Cover graphics



Tinted Photographs and Portraits (main collection)



Portraits taken in Tokyo photo studios during the Meiji Period (main collection)
As Japan entered the Meiji Period, commercial photo studios begun by the likes of Hikoma Ueno and Renjo Shimooka in the last days of the Tokugawa Shogunate became widespread throughout the country. It was only natural, therefore, that a large number of such photo studios were concentrated in Tokyo, the center of modernization, or "Bunmei-kaika" (civilization and enlightenment). The portrait introduced here is part of a collection of 80 such portraits taken in photo studios, mostly in Tokyo, in the first 30 years of the Meiji Era.

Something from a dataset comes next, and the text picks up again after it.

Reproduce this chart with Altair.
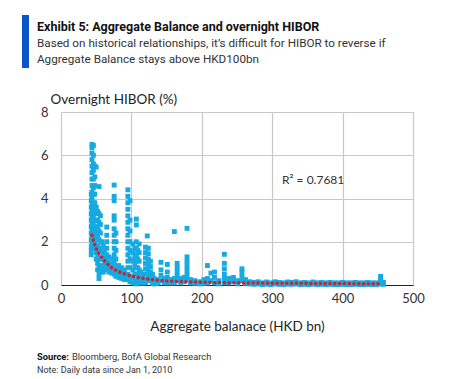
import altair as alt
import pandas as pd

# Scatter: aggregate balance (HKD bn) vs overnight HIBOR (%)
ab = [
    43,43,43,43,43,43,43,43,43,43,43,
    44,44,44,44,44,44,44,44,44,44,44,44,44,44,44,44,44,
    46,46,46,46,46,46,46,46,46,46,46,46,46,46,46,
    48,48,48,48,48,48,48,48,48,48,48,
    50,50,50,50,50,50,50,50,50,50,
    52,52,52,52,52,52,52,52,
    54,54,54,54,54,54,54,54,54,54,
    56,56,56,56,56,56,56,
    58,58,58,58,58,
    60,60,60,60,60,
    62,62,62,62,
    65,65,65,65,65,65,65,65,
    68,68,68,68,
    72,72,72,72,
    75.5,75.5,75.5,75.5,75.5,75.5,75.5,75.5,75.5,75.5,75.5,75.5,75.5,
    78,78,78,78,78,78,78,
    82,82,82,82,
    86,86,86,86,
    90,90,90,90,
    95,95,95,95,95,95,95,95,95,95,95,95,95,95,95,
    98,98,98,98,98,98,98,98,98,
    102,102,102,102,102,102,
    105,105,105,105,105,
    107,107,107,107,107,107,107,107,107,107,
    109,109,109,109,109,
    111,111,111,111,111,111,
    113,113,113,
    116,116,116,
    120,120,120,120,120,120,120,120,
    122.5,
    124,124,124,124,124,124,124,
    127,127,127,127,
    130,130,130,
    132,132,132,
    135,135,
    138,138,
    142,142,142,142,
    147,147,
    151,151,151,151,
    156,156,
    161,161,161,
    165,165,165,165,165,
    170,170,
    175,175,
    179,179,179,179,179,179,179,
    184,184,
    190,190,
    197,197,
    203,203,
    208,208,208,
    213,213,
    218,218,218,
    224,224,
    232,232,232,232,232,232,
    238,238,
    245,245,
    251,251,
    257,257,257,257,
    262,262,
    268,268, 274,274, 280,280, 286,286, 292,292, 298,298, 304,304, 310,310,
    316,316, 322,322, 328,328, 334,334, 340,340, 346,346, 352,352, 358,358,
    364,364, 370,370, 376,376, 382,382, 388,388, 394,394, 400,400, 406,406,
    412,412, 418,418, 424,424, 430,430, 436,436, 442,442, 448,448,
    454,454,454,454, 458,458,
]
hibor = [
    4.2,3.9,3.6,3.3,3.0,2.7,2.4,2.1,1.8,1.6,1.4,
    6.5,6.35,6.1,5.8,5.5,5.2,4.9,4.6,4.3,4.0,3.7,3.4,3.1,2.8,2.5,2.2,1.9,
    6.45,6.0,5.6,5.3,4.9,4.5,4.2,3.8,3.5,3.2,2.9,2.6,2.3,2.0,1.8,
    5.5,5.0,4.6,4.2,3.8,3.4,3.0,2.6,2.3,2.0,1.7,
    5.45,3.6,3.3,3.0,2.7,2.4,2.1,1.8,1.5,1.2,
    3.4,3.0,2.6,2.2,1.8,1.4,1.0,0.7,
    4.55,3.3,2.9,2.5,2.1,1.7,1.3,0.9,0.5,0.3,
    3.2,2.8,2.4,2.0,1.6,1.2,0.8,
    2.0,1.6,1.2,0.9,0.6,
    1.8,1.5,1.2,0.9,0.6,
    1.6,1.3,1.0,0.8,
    2.68,2.3,2.0,1.7,1.4,1.1,0.9,0.7,
    1.3,1.0,0.8,0.6,
    1.2,0.95,0.75,0.55,
    4.62,4.1,3.9,3.2,3.0,2.6,2.3,2.0,1.7,1.4,1.1,0.8,0.5,
    2.4,2.0,1.6,1.2,0.9,0.6,0.4,
    0.9,0.7,0.5,0.35,
    0.8,0.6,0.4,0.3,
    0.7,0.5,0.35,0.25,
    4.4,4.1,3.8,3.5,3.2,2.9,2.6,2.3,2.0,1.7,1.4,1.1,0.8,0.5,0.25,
    3.9,3.0,2.5,2.0,1.6,1.2,0.8,0.4,0.15,
    1.9,1.5,1.1,0.7,0.35,0.1,
    1.7,1.3,0.9,0.5,0.2,
    3.05,2.78,2.0,1.7,1.4,1.1,0.8,0.5,0.2,0.05,
    1.6,1.2,0.8,0.45,0.15,
    1.9,1.5,1.1,0.7,0.35,0.1,
    0.6,0.35,0.1,
    0.5,0.3,0.1,
    1.75,1.5,1.25,1.0,0.75,0.5,0.25,0.1,
    2.27,
    1.7,1.45,1.2,0.95,0.7,0.45,0.2,
    1.1,0.85,0.6,0.35,
    0.5,0.25,0.08,
    0.3,0.15,0.05,
    0.2,0.06,
    0.25,0.1,
    1.05,0.7,0.45,0.2,
    0.3,0.1,
    0.95,0.6,0.35,0.1,
    0.25,0.1,
    2.47,0.3,0.1,
    1.0,0.8,0.6,0.4,0.2,
    0.3,0.1,
    0.35,0.15,
    2.62,1.3,1.1,0.9,0.7,0.5,0.3,
    0.25,0.1,
    0.2,0.08,
    0.15,0.05,
    0.25,0.08,
    0.9,0.3,0.1,
    0.55,0.2,
    0.6,0.35,0.1,
    0.2,0.05,
    1.42,1.0,0.75,0.5,0.3,0.1,
    0.3,0.1,
    0.35,0.15,
    0.2,0.05,
    0.75,0.6,0.4,0.2,
    0.25,0.08,
    0.15,0.05, 0.12,0.03, 0.15,0.05, 0.1,0.02, 0.14,0.04, 0.1,0.02, 0.15,0.05, 0.12,0.03,
    0.1,0.02, 0.14,0.04, 0.12,0.03, 0.15,0.05, 0.1,0.02, 0.12,0.03, 0.1,0.02, 0.14,0.04,
    0.1,0.02, 0.12,0.03, 0.1,0.02, 0.12,0.03, 0.1,0.02, 0.1,0.02, 0.12,0.03, 0.1,0.02,
    0.1,0.02, 0.12,0.03, 0.1,0.02, 0.1,0.02, 0.12,0.03, 0.1,0.02, 0.1,0.02,
    0.4,0.3,0.2,0.05, 0.12,0.03,
]

# Power-law trend line (red dotted)
trend_x = [44, 47, 51, 57, 63, 70, 80, 90, 100, 110, 120, 135, 150, 170, 200, 250, 300, 350, 400, 455]
trend_y = [2.3, 1.95, 1.62, 1.32, 1.08, 0.85, 0.65, 0.52, 0.42, 0.34, 0.29, 0.23, 0.19, 0.16, 0.13, 0.1, 0.085, 0.075, 0.065, 0.06]

x_ticks = [0, 100, 200, 300, 400, 500]
y_ticks = [0, 2, 4, 6, 8]

pts = pd.DataFrame({"ab": ab, "hibor": hibor})
trend = pd.DataFrame({"ab": trend_x, "hibor": trend_y})

W, H = 352, 173
FONT = "Lato"
HEAD = "Roboto"

xs = alt.Scale(domain=[0, 500], nice=False)
ys = alt.Scale(domain=[0, 8], nice=False)

x_axis = alt.Axis(values=x_ticks, title="Aggregate balanace (HKD bn)", grid=True, gridColor="#c8c8c8",
                  gridWidth=1.2, domainColor="#222222", domainWidth=1.2, ticks=False, labelFont=FONT,
                  labelFontSize=13, labelColor="#333333", labelPadding=7, titleFont=FONT, titleFontSize=13.5,
                  titleFontWeight="normal", titleColor="#222222", titleY=41, titleBaseline="middle",
                  labelFlush=False)
y_axis = alt.Axis(values=y_ticks, title="Overnight HIBOR (%)", grid=True, gridColor="#c8c8c8", gridWidth=1.2,
                  domain=False, ticks=False, labelFont=FONT, labelFontSize=13, labelColor="#333333",
                  labelPadding=13, titleFont=FONT, titleFontSize=13.5, titleFontWeight="normal",
                  titleColor="#222222", titleAngle=0, titleAlign="left", titleBaseline="alphabetic",
                  titleX=-11, titleY=-9)

scatter = alt.Chart(pts).mark_square(size=24, color="#16aae2", opacity=1).encode(
    x=alt.X("ab:Q", scale=xs, axis=x_axis),
    y=alt.Y("hibor:Q", scale=ys, axis=y_axis),
)

trend_line = alt.Chart(trend).mark_line(color="#d0202c", strokeWidth=3.5, strokeDash=[0.1, 4.7],
                                        strokeCap="round", interpolate="monotone").encode(
    x=alt.X("ab:Q", scale=xs),
    y=alt.Y("hibor:Q", scale=ys),
)

one = alt.Data(values=[{"k": 1}])

r2 = alt.Chart(one).mark_text(text="R² = 0.7681", font=FONT, fontSize=12, color="#333333",
                              align="left", baseline="middle").encode(
    x=alt.value(221), y=alt.value(68))

bar = alt.Chart(one).mark_rect(color="#0a55c8").encode(
    x=alt.value(-39), x2=alt.value(-32), y=alt.value(-97), y2=alt.value(-44))

def txt(s, x, y, size, weight="normal", color="#222222", font=HEAD):
    return alt.Chart(one).mark_text(text=s, font=font, fontSize=size, fontWeight=weight, color=color,
                                    align="left", baseline="alphabetic").encode(
        x=alt.value(x), y=alt.value(y))

title = txt("Exhibit 5: Aggregate Balance and overnight HIBOR", -24, -81, 12.5, "bold", "#111111")
sub1 = txt("Based on historical relationships, it\u2019s difficult for HIBOR to reverse if", -24, -65, 11.7, "normal", "#333333")
sub2 = txt("Aggregate Balance stays above HKD100bn", -24, -49, 11.7, "normal", "#333333")
src_b = txt("Source:", -24, 248, 9.3, "bold", "#111111")
src = txt("Bloomberg, BofA Global Research", 11, 248, 9.3, "normal", "#333333")
note = txt("Note: Daily data since Jan 1, 2010", -24, 261, 9, "normal", "#333333")

chart = alt.layer(scatter, trend_line, r2, bar, title, sub1, sub2, src_b, src, note).properties(
    width=W, height=H,
    autosize=alt.AutoSizeParams(type="none"),
    padding={"left": 53, "top": 104, "right": 30, "bottom": 94},
).configure_view(stroke=None).configure(background="white")

chart.save("out.html", embed_options={"renderer": "svg", "actions": False})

Tinted photographs made as souvenirs for foreign tourists (main collection)
Such photos, made by applying ukiyo-e techniques to color-tint monochrome prints, were called "Yokohama photographs" and were produced in abundance from the 1880s just until the Great Kanto Earthquake of 1923. This album contains 50 photos, including works featuring landscapes and architecture, i.e., Nagasaki, Kobe, Osaka, Yokohama, the Toshogu Shrine in Nikko, as well as photos of Japanese men and women wearing kimonos and posing for the camera. English captions accompany the photos. The hard wooden cover shows a relief of a woman in a kimono riding a rickshaw with Mt. Fuji in the background.